Fixes for Common Small-Engine Problems
Many of the folks at AMSOIL love working on vehicles and equipment after hours and on weekends. Our Senior IT Project Manager, Mike Hudec, is one of them. By day, he ensures the AMSOIL IT Department is running properly. After work, he puts on his coveralls and heads to the garage, often to fix problems with his neighbors’ small-engine-powered equipment.
How to avoid common small-engine problems
Leaning on years of experience working on lawn mowers, rototillers, snowblowers and other equipment, Mike compiled this list of common small-engine problems and how to prevent them. His top causes for engine failure include fuel issues and inadequately preparing equipment for seasonal storage.
Use non-ethanol fuel to help avoid fuel-system problems.

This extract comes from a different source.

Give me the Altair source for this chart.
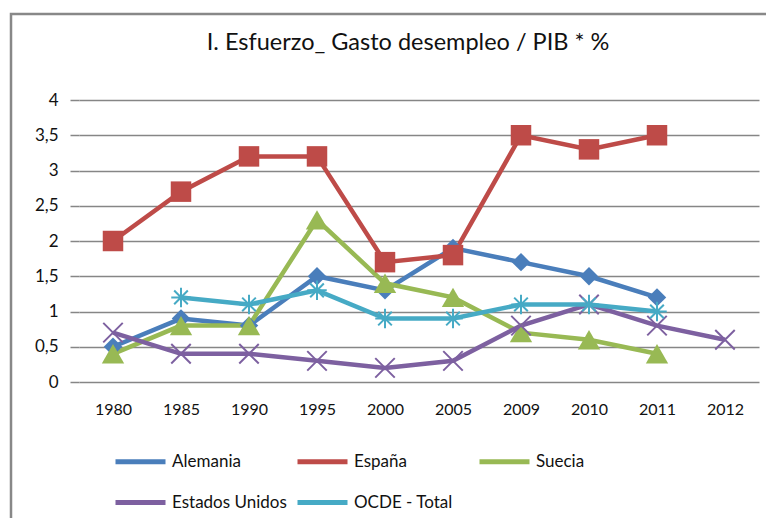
import altair as alt
import pandas as pd

years = ["1980", "1985", "1990", "1995", "2000", "2005", "2009", "2010", "2011", "2012"]
series = ["Alemania", "España", "Suecia", "Estados Unidos", "OCDE - Total"]
colors = ["#4A7EBB", "#BE4B48", "#98B954", "#7D60A0", "#46AAC5"]

alemania = [0.5, 0.9, 0.8, 1.5, 1.3, 1.9, 1.7, 1.5, 1.2, None]
espana = [2.0, 2.7, 3.2, 3.2, 1.7, 1.8, 3.5, 3.3, 3.5, None]
suecia = [0.4, 0.8, 0.8, 2.3, 1.4, 1.2, 0.7, 0.6, 0.4, None]
eeuu = [0.7, 0.4, 0.4, 0.3, 0.2, 0.3, 0.8, 1.1, 0.8, 0.6]
ocde = [None, 1.2, 1.1, 1.3, 0.9, 0.9, 1.1, 1.1, 1.0, None]

y_ticks = [0, 0.5, 1, 1.5, 2, 2.5, 3, 3.5, 4]

rows = []
for name, vals in zip(series, [alemania, espana, suecia, eeuu, ocde]):
    for i, (yr, v) in enumerate(zip(years, vals)):
        if v is not None:
            rows.append({"Año": yr, "Serie": name, "Valor": v, "orden": i})
df = pd.DataFrame(rows)

FONT = "Lato"

x_enc = alt.X("Año:N", sort=years, scale=alt.Scale(domain=years, paddingInner=0, paddingOuter=0.5),
              axis=alt.Axis(title=None, labelAngle=0, ticks=False, domain=False, grid=False,
                            labelPadding=19, labelFontSize=16, labelFont=FONT, labelColor="#111"))
y_enc = alt.Y("Valor:Q", scale=alt.Scale(domain=[0, 4], nice=False),
              axis=alt.Axis(title=None, values=y_ticks, domain=False, tickSize=9, tickColor="#868686",
                            tickWidth=1.5, gridColor="#868686", gridWidth=1.5,
                            labelExpr="replace(format(datum.value, '.1~f'), '.', ',')",
                            labelPadding=12, labelFontSize=17, labelFont=FONT, labelColor="#111"))
color_scale = alt.Scale(domain=series, range=colors)

border = alt.Chart(pd.DataFrame({"a": [0]})).mark_rect(
    fill="transparent", stroke="#888888", strokeWidth=2.5
).encode(x=alt.value(-68), x2=alt.value(1000), y=alt.value(-86), y2=alt.value(500))

lines = alt.Chart(df).mark_line(strokeWidth=4.5).encode(
    x=x_enc, y=y_enc,
    order="orden:Q",
    color=alt.Color("Serie:N", scale=color_scale, sort=series,
                    legend=alt.Legend(title=None, orient="none", legendX=34, legendY=334,
                                      direction="horizontal",
                                      columns=3, gridAlign="all", symbolType="stroke",
                                      symbolSize=2500, symbolStrokeWidth=5,
                                      labelFontSize=17, labelFont=FONT, labelColor="#111",
                                      labelOffset=4, columnPadding=0, rowPadding=3,
                                      padding=0, labelLimit=300)),
)

filled_series = ["Alemania", "España", "Suecia"]
pts_filled = alt.Chart(df).transform_filter(
    alt.FieldOneOfPredicate(field="Serie", oneOf=filled_series)
).mark_point(filled=True, opacity=1).encode(
    x=x_enc, y=y_enc,
    color=alt.Color("Serie:N", scale=color_scale, legend=None),
    shape=alt.Shape("Serie:N", scale=alt.Scale(domain=filled_series,
                                               range=["diamond", "square", "triangle-up"]), legend=None),
    size=alt.Size("Serie:N", scale=alt.Scale(domain=filled_series, range=[340, 500, 480]), legend=None),
)

stroke_series = ["Estados Unidos", "OCDE - Total"]
pts_stroke = alt.Chart(df).transform_filter(
    alt.FieldOneOfPredicate(field="Serie", oneOf=stroke_series)
).mark_point(filled=False, opacity=1, strokeWidth=2, size=380).encode(
    x=x_enc, y=y_enc,
    color=alt.Color("Serie:N", scale=color_scale, legend=None),
    shape=alt.Shape("Serie:N", scale=alt.Scale(domain=stroke_series, range=[
        "M-1,-1L1,1M-1,1L1,-1",
        "M-1,0L1,0M0,-1L0,1M-0.7,-0.7L0.7,0.7M-0.7,0.7L0.7,-0.7"]), legend=None),
)

chart = alt.layer(border, lines, pts_filled, pts_stroke).resolve_scale(
    shape="independent", size="independent"
).properties(
    width=680, height=282,
    padding={"left": 71, "top": 92, "right": 7, "bottom": 136},
    autosize=alt.AutoSizeParams(type="none"),
    title=alt.Title("I. Esfuerzo_ Gasto desempleo / PIB * %", fontSize=23.5, font=FONT,
                    fontWeight="normal", color="#111", offset=-42, dx=-11),
).configure_view(stroke=None)

chart.save("out.html", embed_options={"renderer": "svg", "actions": False})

Buy high-octane fuel specified for small engines
Some fuel pumps at your local gas station are labeled for recreational use and dispense non-ethanol fuel. It’s best to use fuel with no ethanol to avoid degrading rubber fuel lines or gaskets if the fuel is allowed to sit in the carburetor for long periods.
Fuel with ethanol added may cause damage to your small engine’s carburetor. As always, consult your owner’s manual on fuel recommendations before you head to the pump.
Buy only enough fuel to last a month
Just because you have a five-gallon gas can doesn’t mean you need to buy five gallons of gas (unless you are going to use it fairly quickly). Gas begins to degrade in as few as 30 days. When it does, varnish and gums can form that clog fuel passages and foul the carburetor. Buy enough gas to last about a month to avoid problems with degraded gas.
Use fresh gas
If you have an inline fuel shut-off valve, close it after you are done using your equipment and run the carburetor out of gas. Just make sure to open the valve back up when you use your equipment again.
Use a fuel additive
Use an additive designed to keep components clean and stabilize fuel during short-term storage, such as AMSOIL Quickshot, in your transport gas can. Be sure to follow the recommendations for everyday use.
After your small engine has cooled down, be sure to clean it off and give it a good inspection. That way you will notice any leaks or other minor issues before they turn into major problems.
Prepare your small engines for seasonal storage
Once the season ends, drain the fuel from the tank and carburetor bowl and change the oil prior to storage.
If you leave the gas in the tank during storage, stabilize it with AMSOIL Gasoline Stabilizer, which keeps fuel fresh up to 12 months. It also fights corrosion, as the image shows.
Run the engine for a few minutes to warm the oil, then shut it off and drain the oil. Wear gloves so you don’t burn yourself. Warm oil flows faster and more completely from the sump, ensuring you get the majority out. Take your time when adding new oil to avoid over/under filling – live by the dipstick. Consult your owner’s manual for the correct viscosity recommendations.
How to Change Oil in a Lawn Mower
Change oil in your lawn mower at the end of the season before storage. In most lawn mowers, it’s a simple task, as we show here.
Avoid storing equipment outside
Exposing your lawn mower, snowblower and other equipment to the elements invites water contamination and corrosion. Store equipment in a garage or shed. If you have no choice, secure a good tarp over it to prevent rain or snow from infiltrating the fuel system and causing problems.
No one likes a problem – unless, like Mike Hudec, you enjoy fixing them. To avoid small-engine problems, use the right fuel and keep it fresh, drain the fuel system and change the oil before you store it for the season – it’s all about prevention.